It is well known that large reservoirs of petroleum (e.g. heavy oil) are found in certain frigid areas of the world; e.g. the North Slope area of Alaska. As will be readily recognized, the extreme cold temperatures which normally exist in these areas significantly add to the problems involved in the economical production of these reservoirs. For example, one of the major costs involved in producing shallow, heavy oil reservoirs in frigid areas is that incurred in maintaining a suitable temperature within the production tubing so that the production fluids can readily flow or be pumped therethrough to the surface. This is especially vital for that portion of the production tubing which passes through the "permafrost" layer (i.e. permanently frozen layer) which is normally present in such frigid areas. If the temperature within the tubing drops too much, especially during low flow or no flow (i.e.shut-in) conditions, the well fluids cool off and can become too viscous to readily flow or to be pumped through the tubing. In some cases, the fluids may actually freeze solid within the tubing thereby creating a myriad of problems when the well is returned to full flow production.

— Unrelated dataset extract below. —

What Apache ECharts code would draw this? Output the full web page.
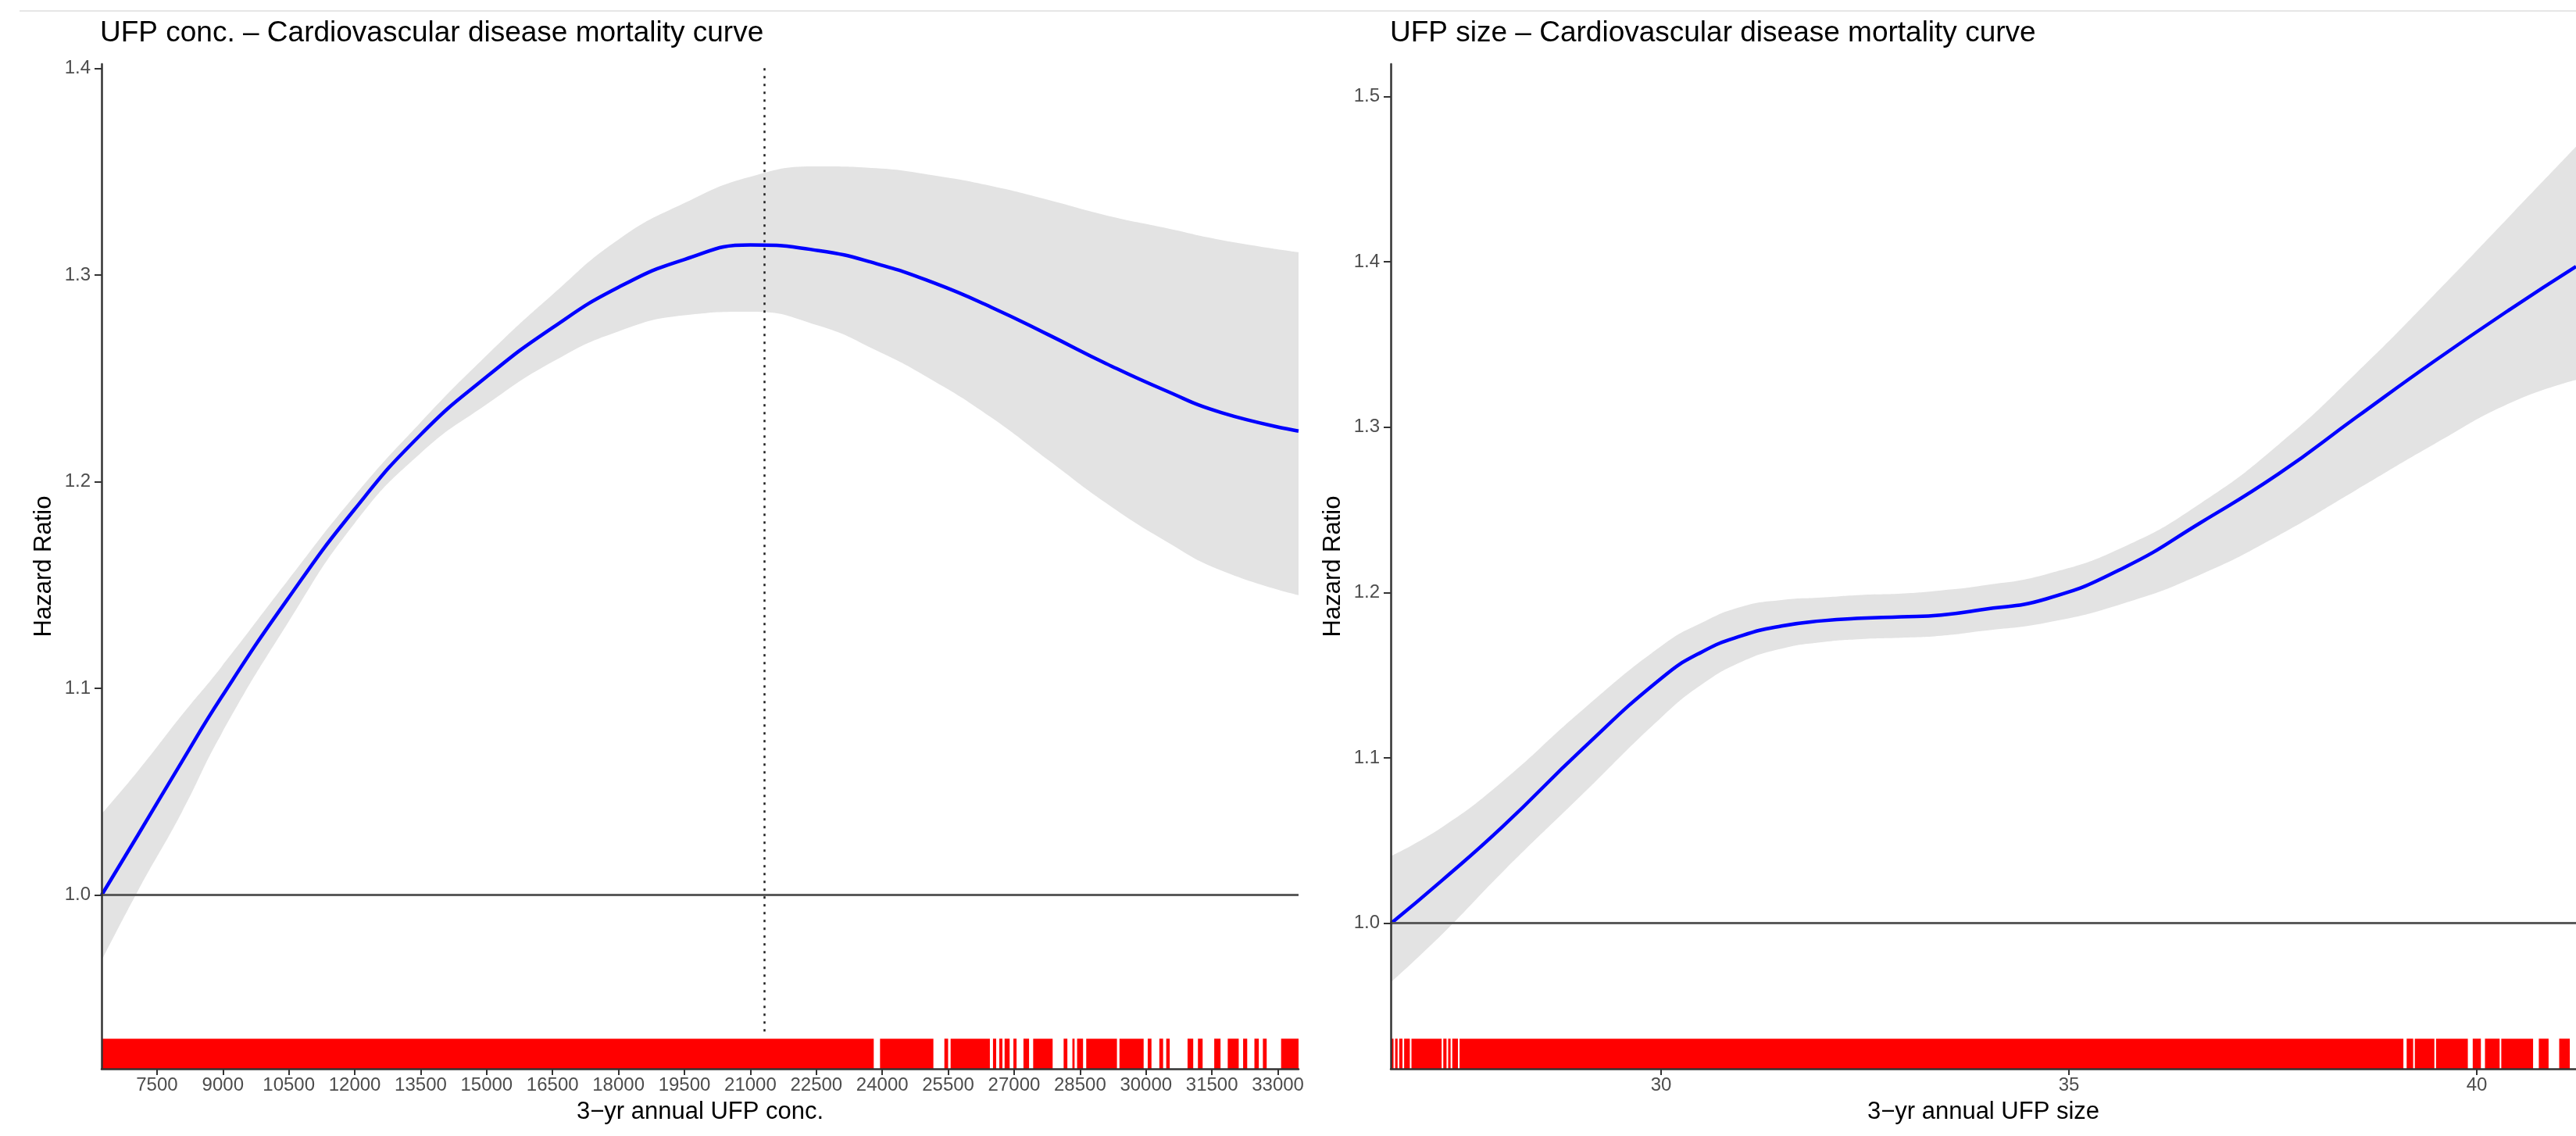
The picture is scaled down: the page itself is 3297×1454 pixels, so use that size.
<!DOCTYPE html>
<html>
<head>
<meta charset="utf-8">
<script src="https://cdn.jsdelivr.net/npm/echarts@6/dist/echarts.min.js"></script>
<style>
html,body{margin:0;padding:0;background:#ffffff;}
#chart{width:3297px;height:1454px;}
</style>
</head>
<body>
<div id="chart"></div>
<script>
// ---------- Panel 1: UFP concentration ----------
const concTitle = 'UFP conc. – Cardiovascular disease mortality curve';
const concXName = '3−yr annual UFP conc.';
const concX     = [6240, 7065, 8062, 8959, 10456, 11991, 13488, 14993, 16500, 17997, 19502, 21000, 22548, 23858, 25168, 26478, 27786, 29096, 30406, 31714, 33470];
const concHR    = [1.000, 1.029, 1.0644, 1.0955, 1.1427, 1.1865, 1.2225, 1.2506, 1.2745, 1.2940, 1.3075, 1.3145, 1.3118, 1.3055, 1.2962, 1.2844, 1.271, 1.2571, 1.2444, 1.2334, 1.2245];
const concUpper = [1.0393, 1.060, 1.087, 1.1102, 1.1516, 1.193, 1.2284, 1.2609, 1.2905, 1.3171, 1.3348, 1.3475, 1.3525, 1.3516, 1.3481, 1.343, 1.3362, 1.3288, 1.3229, 1.3169, 1.311];
const concLower = [0.9683, 1.002, 1.040, 1.0777, 1.1309, 1.1797, 1.2136, 1.2373, 1.258, 1.2727, 1.2805, 1.2822, 1.2755, 1.2636, 1.2488, 1.2311, 1.2103, 1.1896, 1.1718, 1.157, 1.1451];
const concRug   = [[6240, 23806], [23949, 25163], [25413, 25498], [25555, 26448], [26519, 26591], [26662, 26733], [26783, 26898], [26983, 27055], [27212, 27340], [27433, 27876], [28126, 28211], [28325, 28375], [28432, 28568], [28640, 29339], [29396, 29946], [30039, 30124], [30303, 30389], [30460, 30539], [30945, 31074], [31181, 31288], [31552, 31695], [31859, 32109], [32209, 32302], [32466, 32566], [32659, 32745], [33073, 33470]];
const concXTicks = [7500, 9000, 10500, 12000, 13500, 15000, 16500, 18000, 19500, 21000, 22500, 24000, 25500, 27000, 28500, 30000, 31500, 33000];
const concYTicks = [1.0, 1.1, 1.2, 1.3, 1.4];
const concXRange = [6240, 33470];
const concYRange = [0.916, 1.402];
const concVLineX = 21316;
const concVLineY = [0.934, 1.402];
const concRef = 1.0;

// ---------- Panel 2: UFP size ----------
const sizeTitle = 'UFP size – Cardiovascular disease mortality curve';
const sizeXName = '3−yr annual UFP size';
const sizeX     = [26.69, 27.323, 28.056, 29.034, 30.011, 30.5, 30.989, 31.477, 31.966, 32.454, 32.943, 33.432, 33.92, 34.723, 35.672, 36.622, 37.571, 38.52, 39.469, 40.42, 41.216];
const sizeHR    = [1.000, 1.0263, 1.0584, 1.1053, 1.1485, 1.1641, 1.1739, 1.1798, 1.1829, 1.1845, 1.1853, 1.1864, 1.1896, 1.1962, 1.215, 1.2425, 1.2718, 1.3059, 1.3396, 1.3717, 1.3972];
const sizeUpper = [1.0407, 1.0584, 1.0858, 1.1289, 1.168, 1.1818, 1.1915, 1.1955, 1.197, 1.1986, 1.1994, 1.2013, 1.2041, 1.2111, 1.2276, 1.2542, 1.2895, 1.3326, 1.3796, 1.4285, 1.4696];
const sizeLower = [0.9644, 0.9937, 1.0309, 1.0779, 1.1249, 1.1445, 1.1582, 1.1661, 1.17, 1.1719, 1.1727, 1.1739, 1.1767, 1.1818, 1.1935, 1.2111, 1.2346, 1.262, 1.2895, 1.3149, 1.3286];
const sizeRug   = [[26.69, 26.72], [26.74, 26.77], [26.79, 26.83], [26.85, 26.92], [26.94, 27.31], [27.33, 27.37], [27.39, 27.42], [27.44, 27.51], [27.53, 39.10], [39.14, 39.22], [39.24, 39.48], [39.50, 39.89], [39.95, 40.05], [40.10, 40.28], [40.30, 40.69], [40.76, 40.88], [41.01, 41.14]];
const sizeXTicks = [30, 35, 40];
const sizeYTicks = [1.0, 1.1, 1.2, 1.3, 1.4, 1.5];
const sizeXRange = [26.686, 41.216];
const sizeYRange = [0.912, 1.5196];
const sizeRef = 1.0;

// ---------- build ----------
const FONT = '"Liberation Sans", Arial, Helvetica, sans-serif';
const chart = echarts.init(document.getElementById('chart'), null, {renderer: 'canvas'});

function pairs(xs, ys) { return xs.map((x, i) => [x, ys[i]]); }

function rugRender(params, api) {
  const cs = params.coordSys;
  const a = api.coord([api.value(0), api.value(1)]);
  const b = api.coord([api.value(2), api.value(1)]);
  const h = cs.height * 0.03;
  const x0 = Math.min(a[0], b[0]);
  const w = Math.max(Math.abs(b[0] - a[0]), 2);
  return {
    type: 'rect',
    shape: {x: x0, y: cs.y + cs.height - h, width: w, height: h},
    style: {fill: '#ff0000'}
  };
}

function xAxisCfg(gi, range, ticks, name) {
  return {
    gridIndex: gi, type: 'value', min: range[0], max: range[1], z: 10,
    axisLine: {show: true, onZero: false, lineStyle: {color: '#333333', width: 2.5}},
    axisTick: {show: true, length: 8, customValues: ticks, lineStyle: {color: '#333333', width: 2}},
    axisLabel: {customValues: ticks, formatter: v => String(v), margin: 9, fontSize: 24, color: '#4d4d4d', fontFamily: FONT},
    splitLine: {show: false},
    name: name, nameLocation: 'middle', nameGap: 40,
    nameTextStyle: {fontSize: 31, color: '#000000', fontFamily: FONT}
  };
}
function yAxisCfg(gi, range, ticks) {
  return {
    gridIndex: gi, type: 'value', min: range[0], max: range[1], z: 10,
    axisLine: {show: true, onZero: false, lineStyle: {color: '#333333', width: 2.5}},
    axisTick: {show: true, length: 9, customValues: ticks, lineStyle: {color: '#333333', width: 2}},
    axisLabel: {customValues: ticks, formatter: v => v.toFixed(1), margin: 14, fontSize: 24, color: '#4d4d4d', fontFamily: FONT},
    splitLine: {show: false},
    name: 'Hazard Ratio', nameLocation: 'middle', nameGap: 58, nameRotate: 90,
    nameTextStyle: {fontSize: 31, color: '#000000', fontFamily: FONT}
  };
}

const SMOOTH = {smooth: 0.5};

function panelSeries(gi, xs, hr, up, lo, rug, yMin, ref, vline) {
  const out = [];
  // confidence band: grey area under the upper bound, white area under the lower bound
  out.push(Object.assign({
    type: 'line', xAxisIndex: gi, yAxisIndex: gi,
    data: pairs(xs, up), symbol: 'none', silent: true,
    lineStyle: {opacity: 0}, areaStyle: {color: '#e3e3e3', opacity: 1, origin: 'start'}, z: 1
  }, SMOOTH));
  out.push(Object.assign({
    type: 'line', xAxisIndex: gi, yAxisIndex: gi,
    data: pairs(xs, lo), symbol: 'none', silent: true,
    lineStyle: {opacity: 0}, areaStyle: {color: '#ffffff', opacity: 1, origin: 'start'}, z: 2
  }, SMOOTH));
  const refLines = [{yAxis: ref, lineStyle: {color: '#5a5a5a', width: 3, type: 'solid'}}];
  if (vline) {
    refLines.push([
      {coord: [vline.x, vline.y[0]], lineStyle: {color: '#222222', width: 2.5, type: [3, 7]}},
      {coord: [vline.x, vline.y[1]]}
    ]);
  }
  out.push({
    type: 'line', xAxisIndex: gi, yAxisIndex: gi, data: [], silent: true, z: 3,
    markLine: {symbol: 'none', silent: true, label: {show: false}, animation: false, data: refLines}
  });
  out.push(Object.assign({
    type: 'line', xAxisIndex: gi, yAxisIndex: gi,
    data: pairs(xs, hr), symbol: 'none', silent: true,
    lineStyle: {color: '#0000ff', width: 4.5}, z: 4
  }, SMOOTH));
  out.push({
    type: 'custom', xAxisIndex: gi, yAxisIndex: gi, silent: true, z: 5,
    data: rug.map(r => [r[0], yMin, r[1]]),
    encode: {x: [0, 2], y: 1},
    renderItem: rugRender
  });
  return out;
}

const option = {
  animation: false,
  backgroundColor: '#ffffff',
  title: [
    {text: concTitle, left: 128, top: 24, padding: 0, textStyle: {fontSize: 37, fontWeight: 'normal', color: '#000000', fontFamily: FONT}},
    {text: sizeTitle, left: 1779, top: 24, padding: 0, textStyle: {fontSize: 37, fontWeight: 'normal', color: '#000000', fontFamily: FONT}}
  ],
  graphic: [
    {type: 'line', shape: {x1: 25, y1: 14, x2: 3297, y2: 14}, style: {stroke: '#e6e6e6', lineWidth: 2}, silent: true}
  ],
  grid: [
    {left: 130, top: 82, width: 1532, height: 1286},
    {left: 1780, top: 82, width: 1517, height: 1286}
  ],
  xAxis: [
    xAxisCfg(0, concXRange, concXTicks, concXName),
    xAxisCfg(1, sizeXRange, sizeXTicks, sizeXName)
  ],
  yAxis: [
    yAxisCfg(0, concYRange, concYTicks),
    yAxisCfg(1, sizeYRange, sizeYTicks)
  ],
  series: [].concat(
    panelSeries(0, concX, concHR, concUpper, concLower, concRug, concYRange[0], concRef, {x: concVLineX, y: concVLineY}),
    panelSeries(1, sizeX, sizeHR, sizeUpper, sizeLower, sizeRug, sizeYRange[0], sizeRef, null)
  )
};
chart.setOption(option);
</script>
</body>
</html>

Some of the more common approaches presently used in dealing with this problem include: (a) insulating the production tubing and/or the wellbore; (b) displacing the well fluids from the production tubing back into the wellbore and/or production formation with a non-freezing or anti-freeze fluid (e.g. methanol, diesel, or natural gas) during no-flow conditions; or (c) strapping an electrical, heat trace to the outside of the production tubing to heat the tubing and thereby maintain the temperature within the production tubing at an acceptable flow temperature. Unfortunately, while each of these techniques may be applicable to particular situations, each may have serious drawbacks in others.
For example, insulating the production tubing and/or the wellbore simply does not prevent freezing of the well fluids in the tubing but merely slows down the process. As to displacing the well fluids back out of the production tubing while production is shut-in, this process is normally expensive and labor intensive in that it must be carried out manually and can not be easily automated to "kick-in" only when needed. And finally, strapping the heat trace to the outside of the production tubing is grossly inefficient due to the amount of heat which is lost directly to the surrounding annulus in the wellbore and is unavailable for heating the inside of the production tubing. That is, a large portion of the heat generated by an externally-mounted heat trace is immediately lost in the well annulus and is never conveyed to the inside of the production tubing where it needed. Accordingly, it can be seen that a need continues to exist for automatically maintaining the temperature inside the production tubing of a well which extends through a permafrost layer at a desired temperature which allows ready flow of produced fluids therethrough, especially during low or no flow production rates.